## Goal:
Take each line containing the word "that" and copy it.

** Start Material provided **

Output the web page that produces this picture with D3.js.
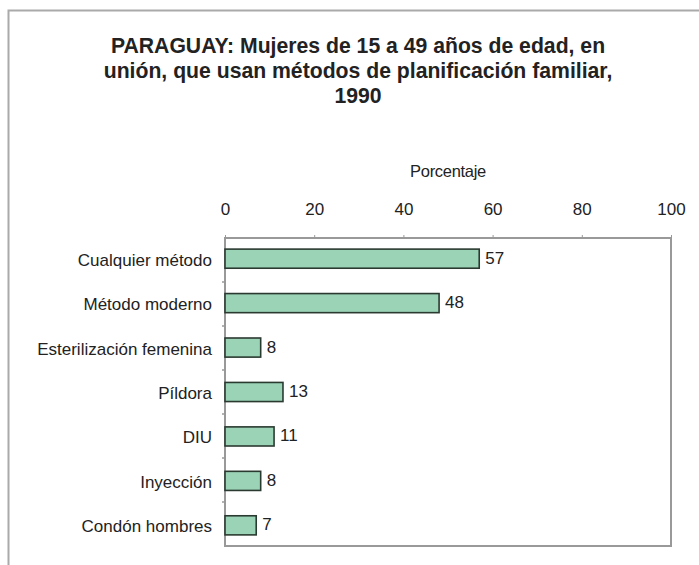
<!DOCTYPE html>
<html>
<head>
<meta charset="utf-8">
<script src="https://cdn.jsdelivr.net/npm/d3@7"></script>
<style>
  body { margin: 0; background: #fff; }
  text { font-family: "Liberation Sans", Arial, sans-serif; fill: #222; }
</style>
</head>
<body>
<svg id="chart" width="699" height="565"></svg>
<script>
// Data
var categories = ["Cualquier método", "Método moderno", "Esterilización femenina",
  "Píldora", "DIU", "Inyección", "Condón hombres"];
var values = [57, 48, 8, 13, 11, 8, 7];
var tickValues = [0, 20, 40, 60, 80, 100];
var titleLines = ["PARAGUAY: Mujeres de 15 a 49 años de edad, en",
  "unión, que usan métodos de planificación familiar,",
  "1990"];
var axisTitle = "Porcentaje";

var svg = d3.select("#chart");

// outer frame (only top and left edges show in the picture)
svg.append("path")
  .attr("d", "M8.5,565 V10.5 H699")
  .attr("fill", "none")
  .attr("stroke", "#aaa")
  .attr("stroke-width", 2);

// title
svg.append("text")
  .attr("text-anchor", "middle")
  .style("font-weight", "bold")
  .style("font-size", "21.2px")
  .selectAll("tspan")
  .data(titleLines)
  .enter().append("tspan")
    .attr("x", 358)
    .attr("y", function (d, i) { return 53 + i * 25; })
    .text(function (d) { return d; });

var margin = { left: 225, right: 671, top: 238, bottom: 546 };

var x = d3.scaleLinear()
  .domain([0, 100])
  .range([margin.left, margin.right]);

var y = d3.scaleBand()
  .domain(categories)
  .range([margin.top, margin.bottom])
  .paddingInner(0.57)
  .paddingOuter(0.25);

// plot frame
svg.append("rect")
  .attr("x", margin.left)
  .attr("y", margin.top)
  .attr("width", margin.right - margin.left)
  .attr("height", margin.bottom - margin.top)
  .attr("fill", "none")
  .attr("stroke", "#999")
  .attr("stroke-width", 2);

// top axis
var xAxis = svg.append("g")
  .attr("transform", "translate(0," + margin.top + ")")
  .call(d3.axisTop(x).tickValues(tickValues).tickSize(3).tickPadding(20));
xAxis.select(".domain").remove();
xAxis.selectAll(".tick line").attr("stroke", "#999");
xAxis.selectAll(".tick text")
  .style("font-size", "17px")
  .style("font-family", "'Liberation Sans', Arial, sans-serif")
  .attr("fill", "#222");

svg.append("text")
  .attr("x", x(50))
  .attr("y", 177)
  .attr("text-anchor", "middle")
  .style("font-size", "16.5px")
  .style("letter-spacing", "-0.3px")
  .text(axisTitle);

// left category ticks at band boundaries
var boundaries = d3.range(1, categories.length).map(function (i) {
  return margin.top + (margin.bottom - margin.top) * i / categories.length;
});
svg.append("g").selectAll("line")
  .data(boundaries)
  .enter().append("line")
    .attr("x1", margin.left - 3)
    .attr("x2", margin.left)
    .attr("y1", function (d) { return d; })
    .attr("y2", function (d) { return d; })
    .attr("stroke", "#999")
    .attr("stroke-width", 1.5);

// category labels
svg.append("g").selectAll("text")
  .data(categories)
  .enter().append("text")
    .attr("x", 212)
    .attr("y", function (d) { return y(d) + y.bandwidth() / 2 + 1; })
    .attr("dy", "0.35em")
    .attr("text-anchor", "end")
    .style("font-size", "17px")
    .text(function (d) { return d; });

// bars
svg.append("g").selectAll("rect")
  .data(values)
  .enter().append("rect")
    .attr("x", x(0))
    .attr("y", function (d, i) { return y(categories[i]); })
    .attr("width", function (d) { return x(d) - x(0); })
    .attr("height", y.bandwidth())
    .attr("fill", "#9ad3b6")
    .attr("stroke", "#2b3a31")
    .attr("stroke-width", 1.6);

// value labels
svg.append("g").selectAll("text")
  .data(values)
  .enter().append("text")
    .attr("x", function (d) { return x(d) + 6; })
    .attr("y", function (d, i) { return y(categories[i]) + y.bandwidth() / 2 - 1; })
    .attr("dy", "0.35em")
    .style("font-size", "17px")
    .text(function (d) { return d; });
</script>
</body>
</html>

** End Material provided **
** Start Material provided **

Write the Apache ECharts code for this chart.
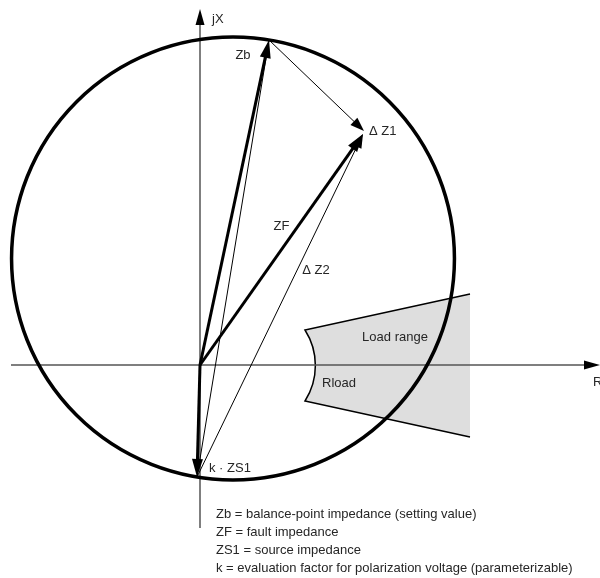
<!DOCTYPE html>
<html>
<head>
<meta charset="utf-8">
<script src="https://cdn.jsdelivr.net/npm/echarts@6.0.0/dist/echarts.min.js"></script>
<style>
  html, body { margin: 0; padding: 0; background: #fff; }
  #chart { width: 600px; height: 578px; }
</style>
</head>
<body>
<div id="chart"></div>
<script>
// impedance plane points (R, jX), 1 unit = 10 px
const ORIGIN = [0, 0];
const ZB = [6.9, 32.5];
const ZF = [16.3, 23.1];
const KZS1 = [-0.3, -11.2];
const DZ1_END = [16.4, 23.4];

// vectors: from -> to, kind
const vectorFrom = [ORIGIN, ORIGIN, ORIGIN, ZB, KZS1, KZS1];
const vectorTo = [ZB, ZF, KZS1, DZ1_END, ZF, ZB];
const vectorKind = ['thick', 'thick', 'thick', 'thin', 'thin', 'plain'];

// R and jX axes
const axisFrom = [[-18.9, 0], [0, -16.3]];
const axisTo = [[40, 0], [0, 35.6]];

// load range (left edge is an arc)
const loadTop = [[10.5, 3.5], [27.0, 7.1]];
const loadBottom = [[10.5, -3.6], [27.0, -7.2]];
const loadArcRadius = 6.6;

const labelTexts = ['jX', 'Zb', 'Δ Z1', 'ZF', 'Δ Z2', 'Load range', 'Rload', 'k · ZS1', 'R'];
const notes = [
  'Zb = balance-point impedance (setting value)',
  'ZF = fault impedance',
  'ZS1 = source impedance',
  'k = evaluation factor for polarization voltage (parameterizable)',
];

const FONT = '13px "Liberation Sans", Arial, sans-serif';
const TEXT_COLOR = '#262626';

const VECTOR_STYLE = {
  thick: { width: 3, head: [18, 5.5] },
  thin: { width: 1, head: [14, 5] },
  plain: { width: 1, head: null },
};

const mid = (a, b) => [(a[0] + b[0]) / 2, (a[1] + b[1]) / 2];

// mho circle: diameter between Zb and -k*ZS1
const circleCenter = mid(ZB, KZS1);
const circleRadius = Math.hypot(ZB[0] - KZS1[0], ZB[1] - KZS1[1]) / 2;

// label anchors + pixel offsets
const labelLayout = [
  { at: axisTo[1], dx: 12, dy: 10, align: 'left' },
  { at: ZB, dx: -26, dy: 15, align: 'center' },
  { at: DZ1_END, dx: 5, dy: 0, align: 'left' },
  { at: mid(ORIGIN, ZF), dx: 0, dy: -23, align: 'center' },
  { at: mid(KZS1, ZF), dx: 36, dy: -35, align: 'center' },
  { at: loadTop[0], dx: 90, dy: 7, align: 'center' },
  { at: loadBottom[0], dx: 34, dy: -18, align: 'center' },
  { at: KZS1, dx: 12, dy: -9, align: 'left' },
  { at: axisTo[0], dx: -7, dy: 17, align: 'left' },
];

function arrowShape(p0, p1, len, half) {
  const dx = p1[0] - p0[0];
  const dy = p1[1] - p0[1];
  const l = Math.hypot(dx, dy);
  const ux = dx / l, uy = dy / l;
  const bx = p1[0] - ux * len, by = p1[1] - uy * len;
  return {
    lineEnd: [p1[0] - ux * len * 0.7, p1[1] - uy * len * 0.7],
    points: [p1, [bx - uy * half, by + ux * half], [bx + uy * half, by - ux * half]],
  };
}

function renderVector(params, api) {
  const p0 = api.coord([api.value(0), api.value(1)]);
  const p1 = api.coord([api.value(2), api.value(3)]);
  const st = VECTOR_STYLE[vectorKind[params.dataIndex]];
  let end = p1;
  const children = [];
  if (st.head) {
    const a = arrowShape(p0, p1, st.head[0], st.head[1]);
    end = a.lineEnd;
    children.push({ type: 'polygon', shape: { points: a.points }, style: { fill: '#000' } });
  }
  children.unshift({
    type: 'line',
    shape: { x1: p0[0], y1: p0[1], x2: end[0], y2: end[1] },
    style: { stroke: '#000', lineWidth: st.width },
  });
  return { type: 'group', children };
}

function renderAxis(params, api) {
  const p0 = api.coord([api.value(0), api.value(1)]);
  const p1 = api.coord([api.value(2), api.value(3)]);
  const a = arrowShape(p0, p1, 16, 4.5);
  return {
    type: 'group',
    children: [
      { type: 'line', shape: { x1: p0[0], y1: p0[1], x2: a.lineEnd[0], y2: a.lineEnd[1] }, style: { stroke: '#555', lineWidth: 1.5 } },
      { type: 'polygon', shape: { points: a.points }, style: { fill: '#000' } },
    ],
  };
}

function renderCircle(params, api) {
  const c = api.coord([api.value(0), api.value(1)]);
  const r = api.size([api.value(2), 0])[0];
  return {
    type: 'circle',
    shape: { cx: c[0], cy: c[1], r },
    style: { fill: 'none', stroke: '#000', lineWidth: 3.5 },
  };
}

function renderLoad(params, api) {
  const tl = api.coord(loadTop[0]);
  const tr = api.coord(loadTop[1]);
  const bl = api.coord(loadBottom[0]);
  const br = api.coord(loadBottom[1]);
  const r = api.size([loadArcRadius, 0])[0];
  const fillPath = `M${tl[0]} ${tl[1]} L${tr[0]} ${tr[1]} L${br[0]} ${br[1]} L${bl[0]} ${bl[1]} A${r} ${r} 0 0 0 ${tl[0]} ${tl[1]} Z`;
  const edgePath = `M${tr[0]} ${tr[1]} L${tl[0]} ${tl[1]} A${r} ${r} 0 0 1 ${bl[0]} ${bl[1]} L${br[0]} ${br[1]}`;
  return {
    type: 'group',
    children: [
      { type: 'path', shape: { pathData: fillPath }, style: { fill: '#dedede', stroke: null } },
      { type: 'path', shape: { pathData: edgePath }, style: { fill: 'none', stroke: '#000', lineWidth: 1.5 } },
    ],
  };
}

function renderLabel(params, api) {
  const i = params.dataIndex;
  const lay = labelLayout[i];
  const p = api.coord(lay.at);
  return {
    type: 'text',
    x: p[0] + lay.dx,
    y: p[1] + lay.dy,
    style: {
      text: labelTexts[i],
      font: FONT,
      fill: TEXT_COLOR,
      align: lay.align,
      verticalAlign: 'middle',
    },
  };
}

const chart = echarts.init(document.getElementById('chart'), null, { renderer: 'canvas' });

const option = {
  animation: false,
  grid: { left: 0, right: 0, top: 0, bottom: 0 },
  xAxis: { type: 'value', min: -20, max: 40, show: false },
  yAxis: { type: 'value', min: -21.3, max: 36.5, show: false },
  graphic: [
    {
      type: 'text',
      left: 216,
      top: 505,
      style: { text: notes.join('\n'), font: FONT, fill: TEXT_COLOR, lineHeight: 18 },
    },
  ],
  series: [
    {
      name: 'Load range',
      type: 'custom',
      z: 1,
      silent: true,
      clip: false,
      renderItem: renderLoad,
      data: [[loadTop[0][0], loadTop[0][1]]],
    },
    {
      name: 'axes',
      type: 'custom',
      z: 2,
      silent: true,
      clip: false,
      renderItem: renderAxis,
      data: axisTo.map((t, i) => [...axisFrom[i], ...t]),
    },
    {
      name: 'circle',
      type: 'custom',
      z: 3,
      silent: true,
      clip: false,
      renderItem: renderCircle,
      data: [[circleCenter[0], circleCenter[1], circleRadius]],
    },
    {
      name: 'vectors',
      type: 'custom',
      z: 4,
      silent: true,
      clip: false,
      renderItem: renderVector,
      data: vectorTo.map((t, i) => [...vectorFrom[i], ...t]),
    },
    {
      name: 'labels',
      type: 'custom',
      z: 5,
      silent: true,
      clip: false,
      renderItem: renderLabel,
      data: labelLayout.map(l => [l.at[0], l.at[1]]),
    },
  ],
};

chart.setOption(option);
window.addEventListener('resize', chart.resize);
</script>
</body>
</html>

** End Material provided **
** Start Material provided **

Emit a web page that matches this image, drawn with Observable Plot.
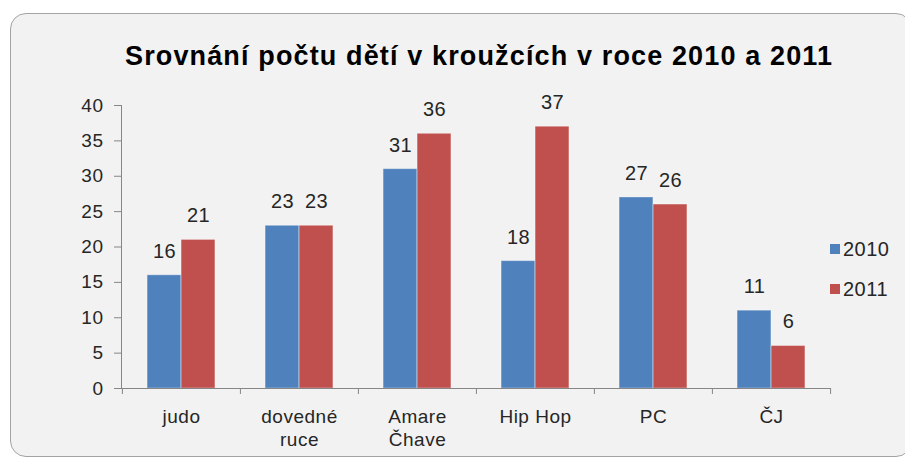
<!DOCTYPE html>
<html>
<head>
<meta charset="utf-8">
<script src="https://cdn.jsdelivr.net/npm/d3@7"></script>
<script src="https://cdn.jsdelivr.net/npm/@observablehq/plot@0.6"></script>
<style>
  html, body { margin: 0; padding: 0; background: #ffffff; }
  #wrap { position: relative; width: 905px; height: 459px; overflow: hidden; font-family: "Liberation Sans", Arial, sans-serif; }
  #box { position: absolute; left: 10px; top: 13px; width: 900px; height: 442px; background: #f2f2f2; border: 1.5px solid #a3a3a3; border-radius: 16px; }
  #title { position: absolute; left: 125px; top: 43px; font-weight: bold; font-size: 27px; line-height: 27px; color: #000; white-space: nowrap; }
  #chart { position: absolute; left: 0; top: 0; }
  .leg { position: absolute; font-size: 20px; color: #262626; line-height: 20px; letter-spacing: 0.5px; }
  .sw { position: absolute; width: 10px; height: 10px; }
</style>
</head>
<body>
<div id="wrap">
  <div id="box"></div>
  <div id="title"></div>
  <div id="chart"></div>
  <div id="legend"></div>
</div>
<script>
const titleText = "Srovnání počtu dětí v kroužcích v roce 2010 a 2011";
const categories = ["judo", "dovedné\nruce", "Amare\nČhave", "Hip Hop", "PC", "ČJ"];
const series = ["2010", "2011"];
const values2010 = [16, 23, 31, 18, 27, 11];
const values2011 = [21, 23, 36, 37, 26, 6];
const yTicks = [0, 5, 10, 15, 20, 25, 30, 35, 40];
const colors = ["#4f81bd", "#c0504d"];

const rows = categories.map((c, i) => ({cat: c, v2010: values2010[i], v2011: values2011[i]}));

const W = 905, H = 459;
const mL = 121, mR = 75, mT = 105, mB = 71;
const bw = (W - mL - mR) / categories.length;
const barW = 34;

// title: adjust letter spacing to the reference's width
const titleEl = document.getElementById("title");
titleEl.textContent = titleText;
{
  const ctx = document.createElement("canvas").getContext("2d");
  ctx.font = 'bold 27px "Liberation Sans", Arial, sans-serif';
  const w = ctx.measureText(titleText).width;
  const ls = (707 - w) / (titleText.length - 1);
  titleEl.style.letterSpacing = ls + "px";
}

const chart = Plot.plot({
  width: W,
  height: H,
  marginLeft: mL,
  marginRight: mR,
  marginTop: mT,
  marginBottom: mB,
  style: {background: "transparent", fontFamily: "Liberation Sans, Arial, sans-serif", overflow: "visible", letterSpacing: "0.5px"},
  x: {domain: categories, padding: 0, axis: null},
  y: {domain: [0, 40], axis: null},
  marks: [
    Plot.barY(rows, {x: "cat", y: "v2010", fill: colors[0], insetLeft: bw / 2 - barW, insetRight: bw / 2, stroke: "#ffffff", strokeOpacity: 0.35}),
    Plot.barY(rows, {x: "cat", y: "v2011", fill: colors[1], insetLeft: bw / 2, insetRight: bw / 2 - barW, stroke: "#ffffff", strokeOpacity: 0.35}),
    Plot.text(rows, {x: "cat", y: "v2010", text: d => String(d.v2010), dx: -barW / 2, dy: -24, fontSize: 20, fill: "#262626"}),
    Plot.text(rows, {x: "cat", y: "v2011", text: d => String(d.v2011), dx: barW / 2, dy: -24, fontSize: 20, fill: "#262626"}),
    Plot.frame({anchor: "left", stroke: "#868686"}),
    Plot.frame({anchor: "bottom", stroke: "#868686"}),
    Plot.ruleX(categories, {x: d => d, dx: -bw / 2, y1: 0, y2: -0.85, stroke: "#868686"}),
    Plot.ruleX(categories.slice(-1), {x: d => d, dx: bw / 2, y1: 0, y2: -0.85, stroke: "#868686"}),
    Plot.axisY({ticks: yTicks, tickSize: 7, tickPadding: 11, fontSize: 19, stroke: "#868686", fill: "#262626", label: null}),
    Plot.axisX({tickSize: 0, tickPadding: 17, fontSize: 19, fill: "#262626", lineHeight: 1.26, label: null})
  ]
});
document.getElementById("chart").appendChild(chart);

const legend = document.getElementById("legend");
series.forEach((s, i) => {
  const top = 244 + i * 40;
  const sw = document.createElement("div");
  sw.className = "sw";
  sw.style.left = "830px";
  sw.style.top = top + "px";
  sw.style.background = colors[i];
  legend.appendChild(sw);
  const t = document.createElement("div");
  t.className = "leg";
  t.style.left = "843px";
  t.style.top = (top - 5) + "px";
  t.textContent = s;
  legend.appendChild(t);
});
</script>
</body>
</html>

** End Material provided **

## Exercise solution:
Output the web page that produces this picture with D3.js.
Emit a web page that matches this image, drawn with Observable Plot.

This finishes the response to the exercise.